The Speaker to pass on community objection rights concerns to Qld Premier

Published: July 13, 2015

The Speaker, Peter Wellington, today accepted a landmark document from Darling Downs residents seeking to have the rights of the community to object to coal mines re-instated.

The previous LNP government took away the rights of local communities to have their objections to coordinated coal mining projects heard in the Queensland Land Court.

In response to community concerns in the lead-up to the January election, the ALP promised to restore objection rights, but they have not yet delivered and landholders on the Darling Downs look set to lose the right to take the Acland Stage 3 coal project to court.

Farmers today told the Speaker about the devastating impacts the Acland mine has had on their lives and their fears if the government allows its expansion. They called on the ALP to ensure their objections to the Acland stage 3 expansion would be heard in the Land Court.

Mrs Aileen Harrison and Mr Frank Ashman, both members of the Oakey Coal Action Alliance, came to Brisbane to present Mr Wellington with a ‘People’s Bill’ petition that he has agreed to pass on to the Clerk of the Parliament and Premier Palaszczuk on their behalf.

In an historic move last year, members of Lock the Gate Alliance and supporter groups tabled a 'People's Common Rights and Provisions Bill 2014' in the empty Upper House of Queensland Parliament.

The Bill, currently with more than 4,200 signatures, heralds the centre-piece of a campaign to restore to Queenslanders the common rights that are being eroded by the mining industry, including objection rights.

Mrs Harrison and her husband Ken lost their “dream home” when the impacts of New Hope’s huge open cut Acland mine became “unbearable”. She said if Stage 3 went ahead more strategic farmland would be lost, more water bores would go dry and more families would suffer.

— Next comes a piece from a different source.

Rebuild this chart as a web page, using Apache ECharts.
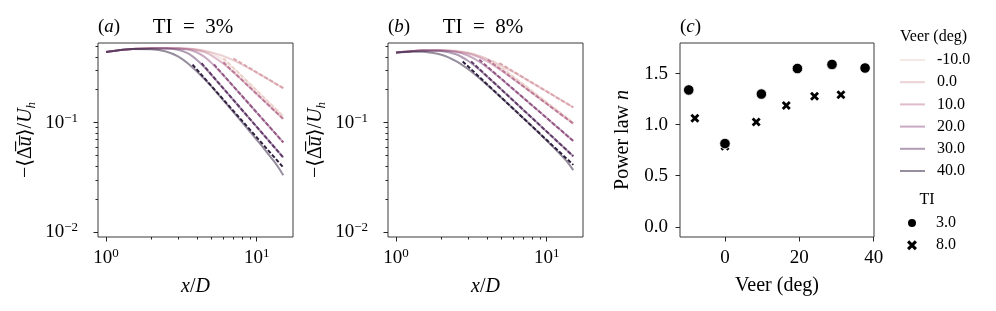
<!DOCTYPE html>
<html>
<head>
<meta charset="utf-8">
<script src="https://cdn.jsdelivr.net/npm/echarts@6/dist/echarts.min.js"></script>
<style>
html,body{margin:0;padding:0;background:#fff;}
#c{width:996px;height:311px;}
</style>
</head>
<body>
<div id="c"></div>
<script>
// ---------------- data ----------------
const xOverD = [1, 1.25, 1.5, 2, 2.5, 3, 3.5, 4, 4.5, 5, 6, 7, 8, 9, 10, 11, 12, 13, 14, 15];
const veerNames = ['-10.0', '0.0', '10.0', '20.0', '30.0', '40.0'];

// panel (a): TI = 3 %, wake deficit -<du>/Uh
const ti3_m10 = [0.443, 0.462, 0.472, 0.478, 0.4798, 0.479, 0.4764, 0.470, 0.457, 0.435, 0.374, 0.313, 0.264, 0.2262, 0.1966, 0.173, 0.154, 0.1383, 0.1252, 0.1141];
const ti3_0   = [0.443, 0.462, 0.472, 0.478, 0.4782, 0.4756, 0.471, 0.4636, 0.453, 0.439, 0.4066, 0.371, 0.3395, 0.311, 0.2867, 0.2658, 0.248, 0.2325, 0.2188, 0.207];
const ti3_10  = [0.443, 0.462, 0.472, 0.478, 0.4795, 0.4778, 0.4731, 0.4621, 0.442, 0.413, 0.3466, 0.2885, 0.244, 0.210, 0.183, 0.1616, 0.1443, 0.130, 0.1181, 0.108];
const ti3_20  = [0.443, 0.462, 0.472, 0.478, 0.4793, 0.4764, 0.4659, 0.4403, 0.3993, 0.352, 0.2717, 0.2147, 0.1749, 0.1458, 0.1237, 0.1067, 0.0932, 0.0824, 0.0734, 0.066];
const ti3_30  = [0.443, 0.462, 0.472, 0.4776, 0.477, 0.4647, 0.430, 0.3759, 0.3206, 0.2737, 0.2058, 0.1612, 0.1304, 0.1082, 0.0914, 0.0786, 0.0684, 0.0603, 0.0536, 0.048];
const ti3_40  = [0.443, 0.4618, 0.4705, 0.469, 0.448, 0.404, 0.348, 0.295, 0.250, 0.2148, 0.160, 0.125, 0.1005, 0.083, 0.0695, 0.0595, 0.051, 0.0445, 0.0385, 0.033];
// power-law fits (start, end)
const ti3Fit_m10 = [[6, 0.39], [15, 0.114]];
const ti3Fit_0   = [[7, 0.386], [15, 0.207]];
const ti3Fit_10  = [[6, 0.356], [15, 0.108]];
const ti3Fit_20  = [[5.2, 0.341], [15, 0.066]];
const ti3Fit_30  = [[4.3, 0.35], [15, 0.048]];
const ti3Fit_40  = [[3.75, 0.339], [15, 0.039]];

// panel (b): TI = 8 %
const ti8_m10 = [0.437, 0.4499, 0.4567, 0.460, 0.4541, 0.4395, 0.4139, 0.3808, 0.3463, 0.3144, 0.2621, 0.2233, 0.1940, 0.1713, 0.1531, 0.1384, 0.1261, 0.1158, 0.1071, 0.0995];
const ti8_0   = [0.437, 0.4496, 0.4559, 0.4571, 0.4482, 0.4323, 0.4096, 0.3837, 0.3573, 0.3326, 0.2906, 0.2575, 0.2310, 0.2101, 0.1927, 0.1781, 0.1658, 0.1552, 0.1461, 0.138];
const ti8_10  = [0.437, 0.4499, 0.4565, 0.4588, 0.450, 0.4306, 0.4002, 0.3649, 0.3306, 0.300, 0.2507, 0.2146, 0.1871, 0.1659, 0.1487, 0.1349, 0.1233, 0.1136, 0.1052, 0.098];
const ti8_20  = [0.437, 0.4499, 0.4565, 0.4578, 0.4437, 0.4114, 0.3664, 0.3213, 0.2824, 0.2504, 0.2020, 0.1684, 0.1437, 0.1249, 0.1102, 0.0983, 0.0887, 0.0806, 0.0738, 0.068];
const ti8_30  = [0.437, 0.4498, 0.456, 0.4528, 0.4222, 0.3683, 0.3123, 0.266, 0.2296, 0.2010, 0.1593, 0.1308, 0.1103, 0.0948, 0.0828, 0.0733, 0.0656, 0.0592, 0.0539, 0.0493];
const ti8_40  = [0.4358, 0.4457, 0.4456, 0.4184, 0.3659, 0.3098, 0.2615, 0.223, 0.1928, 0.1688, 0.1337, 0.1096, 0.0924, 0.079, 0.0685, 0.060, 0.0532, 0.0473, 0.042, 0.0368];
const ti8Fit_m10 = [[4.36, 0.37], [15, 0.0995]];
const ti8Fit_0   = [[4.85, 0.35], [15, 0.138]];
const ti8Fit_10  = [[4.06, 0.376], [15, 0.098]];
const ti8Fit_20  = [[3.57, 0.376], [15, 0.068]];
const ti8Fit_30  = [[3.15, 0.363], [15, 0.0493]];
const ti8Fit_40  = [[2.77, 0.363], [15, 0.0411]];

// panel (c): power-law exponent n vs veer
const veerTI3 = [-9.75, 0, 9.8, 19.5, 28.8, 37.7];
const nTI3    = [1.34, 0.815, 1.30, 1.55, 1.59, 1.555];
const veerTI8 = [-8.1, 0, 8.4, 16.5, 24.1, 31.2];
const nTI8    = [1.063, 0.79, 1.027, 1.187, 1.278, 1.294];

// tick values
const xMajorLog = [1, 10];
const xMinorLog = [2, 3, 4, 5, 6, 7, 8, 9];
const yMajorLog = [0.01, 0.1];
const yMinorLog = [0.02, 0.03, 0.04, 0.05, 0.06, 0.07, 0.08, 0.09, 0.2, 0.3, 0.4, 0.5];
const cXTicks = [0, 20, 40];
const cYTicks = [0, 0.5, 1.0, 1.5];

// ---------------- style ----------------
const FONT = "'Liberation Serif', 'DejaVu Serif', serif";
const colors = ['#edd1cb', '#daa4ac', '#bd7a98', '#935685', '#613969', '#2d1e3e'];
const AX = '#262626';
const CROSS = 'path://M2.2,0 L5,2.8 L7.8,0 L10,2.2 L7.2,5 L10,7.8 L7.8,10 L5,7.2 L2.2,10 L0,7.8 L2.8,5 L0,2.2 Z';

function fade(hex, a) {
  const r = parseInt(hex.slice(1, 3), 16), g = parseInt(hex.slice(3, 5), 16), b = parseInt(hex.slice(5, 7), 16);
  return 'rgba(' + r + ',' + g + ',' + b + ',' + a + ')';
}
function supLabel(v) {
  const e = Math.round(Math.log10(v));
  return '{b|10}{s|' + (e < 0 ? '\u2212' + (-e) : String(e)) + '}';
}
const supRich = {
  b: { fontSize: 19, fontFamily: FONT, color: '#000', lineHeight: 22 },
  s: { fontSize: 13, fontFamily: FONT, color: '#000', verticalAlign: 'top', lineHeight: 13 }
};

const grids = [
  { left: 98, top: 43, width: 195, height: 194 },
  { left: 388, top: 43, width: 195, height: 194 },
  { left: 680, top: 43, width: 194, height: 194 }
].map(g => Object.assign(g, { show: true, borderColor: '#3a3a3a', borderWidth: 1, backgroundColor: 'transparent', containLabel: false, outerBoundsMode: 'none' }));

const X_MIN = 0.885, X_MAX = 17.4, Y_MIN = 0.009, Y_MAX = 0.535;

function logX(gi, major) {
  return {
    type: 'log', logBase: 10, gridIndex: gi, position: 'bottom', min: X_MIN, max: X_MAX,
    axisLine: { show: false, onZero: false },
    splitLine: { show: false },
    axisTick: { show: true, customValues: major ? xMajorLog : xMinorLog, length: major ? 4.5 : 2.5, lineStyle: { color: AX, width: 1 } },
    axisLabel: major ? { show: true, customValues: xMajorLog, margin: 10, formatter: supLabel, rich: supRich, color: '#000' } : { show: false },
    name: major ? '{i|x}/{i|D}' : '',
    nameLocation: 'middle', nameGap: 40, nameMoveOverlap: false,
    nameTextStyle: { fontSize: 20, fontFamily: FONT, color: '#000', rich: { i: { fontStyle: 'italic', fontSize: 20, fontFamily: FONT, color: '#000' } } }
  };
}
function logY(gi, major) {
  return {
    type: 'log', logBase: 10, gridIndex: gi, position: 'left', min: Y_MIN, max: Y_MAX,
    axisLine: { show: false, onZero: false },
    splitLine: { show: false },
    axisTick: { show: true, customValues: major ? yMajorLog : yMinorLog, length: major ? 4.5 : 2.5, lineStyle: { color: AX, width: 1 } },
    axisLabel: major ? { show: true, customValues: yMajorLog, margin: 20, formatter: supLabel, rich: supRich, color: '#000' } : { show: false },
    name: major ? '\u2212\u27E8\u0394\u0305{i|u\u0305}\u27E9/{i|U}{sub|h}' : '',
    nameLocation: 'middle', nameRotate: 90, nameGap: 60, nameMoveOverlap: false,
    nameTextStyle: {
      fontSize: 20, fontFamily: FONT, color: '#000', lineHeight: 24,
      rich: {
        i: { fontStyle: 'italic', fontSize: 20, fontFamily: FONT, color: '#000', lineHeight: 24 },
        sub: { fontStyle: 'italic', fontSize: 13, fontFamily: FONT, color: '#000', verticalAlign: 'bottom', lineHeight: 13 }
      }
    }
  };
}

const xAxes = [logX(0, true), logX(0, false), logX(1, true), logX(1, false), {
  type: 'value', gridIndex: 2, position: 'bottom', min: -12.1, max: 40.1,
  axisLine: { show: false, onZero: false }, splitLine: { show: false },
  axisTick: { show: true, customValues: cXTicks, length: 4.5, lineStyle: { color: AX, width: 1 } },
  axisLabel: { show: true, customValues: cXTicks, margin: 12, fontSize: 19, fontFamily: FONT, color: '#000', formatter: v => String(v) },
  name: 'Veer (deg)', nameLocation: 'middle', nameGap: 39, nameMoveOverlap: false,
  nameTextStyle: { fontSize: 20, fontFamily: FONT, color: '#000' }
}];
const yAxes = [logY(0, true), logY(0, false), logY(1, true), logY(1, false), {
  type: 'value', gridIndex: 2, position: 'left', min: -0.1, max: 1.8,
  axisLine: { show: false, onZero: false }, splitLine: { show: false },
  axisTick: { show: true, customValues: cYTicks, length: 4.5, lineStyle: { color: AX, width: 1 } },
  axisLabel: { show: true, customValues: cYTicks, margin: 12, fontSize: 19, fontFamily: FONT, color: '#000', formatter: v => v.toFixed(1) },
  name: 'Power law {i|n}', nameLocation: 'middle', nameRotate: 90, nameGap: 47, nameMoveOverlap: false,
  nameTextStyle: { fontSize: 20, fontFamily: FONT, color: '#000', rich: { i: { fontStyle: 'italic', fontSize: 20, fontFamily: FONT, color: '#000' } } }
}];

const solidsA = [ti3_m10, ti3_0, ti3_10, ti3_20, ti3_30, ti3_40];
const fitsA = [ti3Fit_m10, ti3Fit_0, ti3Fit_10, ti3Fit_20, ti3Fit_30, ti3Fit_40];
const solidsB = [ti8_m10, ti8_0, ti8_10, ti8_20, ti8_30, ti8_40];
const fitsB = [ti8Fit_m10, ti8Fit_0, ti8Fit_10, ti8Fit_20, ti8Fit_30, ti8Fit_40];

const series = [];
function addPanel(solids, fits, axisIdx) {
  solids.forEach((vals, k) => {
    series.push({
      type: 'line', name: veerNames[k], xAxisIndex: axisIdx, yAxisIndex: axisIdx,
      data: xOverD.map((x, i) => [x, vals[i]]),
      symbol: 'none', showSymbol: false, smooth: 0.2, silent: true, z: 2,
      lineStyle: { color: fade(colors[k], 0.5), width: 2 },
      itemStyle: { color: fade(colors[k], 0.5) }
    });
  });
  fits.forEach((pts, k) => {
    series.push({
      type: 'line', name: 'fit ' + veerNames[k], xAxisIndex: axisIdx, yAxisIndex: axisIdx,
      data: pts, symbol: 'none', showSymbol: false, silent: true, z: 3,
      lineStyle: { color: colors[k], width: 2, type: [4, 2] },
      itemStyle: { color: colors[k] }
    });
  });
}
addPanel(solidsA, fitsA, 0);
addPanel(solidsB, fitsB, 2);

series.push({
  type: 'scatter', name: '8.0', xAxisIndex: 4, yAxisIndex: 4, z: 4, silent: true,
  data: veerTI8.map((v, i) => [v, nTI8[i]]), symbol: CROSS, symbolSize: 9,
  itemStyle: { color: '#000', opacity: 1 }
});
series.push({
  type: 'scatter', name: '3.0', xAxisIndex: 4, yAxisIndex: 4, z: 5, silent: true,
  data: veerTI3.map((v, i) => [v, nTI3[i]]), symbol: 'circle', symbolSize: 10.5,
  itemStyle: { color: '#000', borderColor: '#fff', borderWidth: 0.8, opacity: 1 }
});

function txt(x, y, text, size, align, rich) {
  return {
    type: 'text', x: x, y: y, silent: true,
    style: { text: text, fontSize: size, fontFamily: FONT, fill: '#000', align: align, verticalAlign: 'middle', rich: rich || {} }
  };
}
const italRich = { i: { fontStyle: 'italic', fontSize: 19, fontFamily: FONT, fill: '#000', color: '#000' } };

const option = {
  animation: false,
  backgroundColor: '#fff',
  textStyle: { fontFamily: FONT },
  grid: grids,
  xAxis: xAxes,
  yAxis: yAxes,
  series: series,
  legend: [{
    orient: 'vertical', left: 895, top: 47, itemWidth: 25, itemHeight: 2, itemGap: 6.2, padding: 5,
    selectedMode: false,
    data: veerNames.map((n, k) => ({ name: n, icon: 'rect', itemStyle: { color: fade(colors[k], 0.5) }, lineStyle: { color: fade(colors[k], 0.5), width: 2 } })),
    textStyle: { fontSize: 16, fontFamily: FONT, color: '#000', lineHeight: 16, padding: [0, 0, 0, 7] }
  }, {
    orient: 'vertical', left: 901, top: 210, itemWidth: 10, itemHeight: 10, itemGap: 6.2, padding: 5,
    selectedMode: false,
    data: [{ name: '3.0', icon: 'circle', itemStyle: { color: '#000', opacity: 1 } }, { name: '8.0', icon: CROSS, itemStyle: { color: '#000', opacity: 1 } }],
    textStyle: { fontSize: 16, fontFamily: FONT, color: '#000', lineHeight: 16, padding: [0, 0, 0, 14] }
  }],
  graphic: [
    txt(98, 27, '({i|a})', 19, 'left', italRich),
    txt(193, 27, 'TI\u2002=\u20023%', 21, 'center'),
    txt(388, 27, '({i|b})', 19, 'left', italRich),
    txt(483, 27, 'TI\u2002=\u20028%', 21, 'center'),
    txt(680, 27, '({i|c})', 19, 'left', italRich),
    txt(900, 37, 'Veer (deg)', 16, 'left'),
    txt(927, 200, 'TI', 16, 'center')
  ]
};

const chart = echarts.init(document.getElementById('c'), null, { renderer: 'canvas', width: 996, height: 311 });
chart.setOption(option);
</script>
</body>
</html>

“We were only two kilometres from the mine and it was terribly stressful and unhealthy. We all got sick and the the dust, noise and bright lights were just too much to live with day and night.

 “When we gave up and decided to get out, we had to sell the property for a song because nobody wants to live next to a coal mine. We had to forfeit our dream home to live in a donga. It’s freezing cold in winter and very hot in summer – not exactly my idea of a dream home.”

Frank Ashman and his wife, Lynn run a 270-hectare beef cattle stud at Brymaroo, about eight kilometres from the mine. They fear that if stage 3 proceeds, the mine will take the bore water they need to run their business and they want a guarantee from the government that their concerns will be heard in the Land Court.

“If we can’t water our stock, our livelihood is over and that’s unfair after the investment we’ve made in the stud,” he said. “It just seems ridiculous that some of our best farming and grazing land is being used for mining operations that are also putting our precious water at risk.”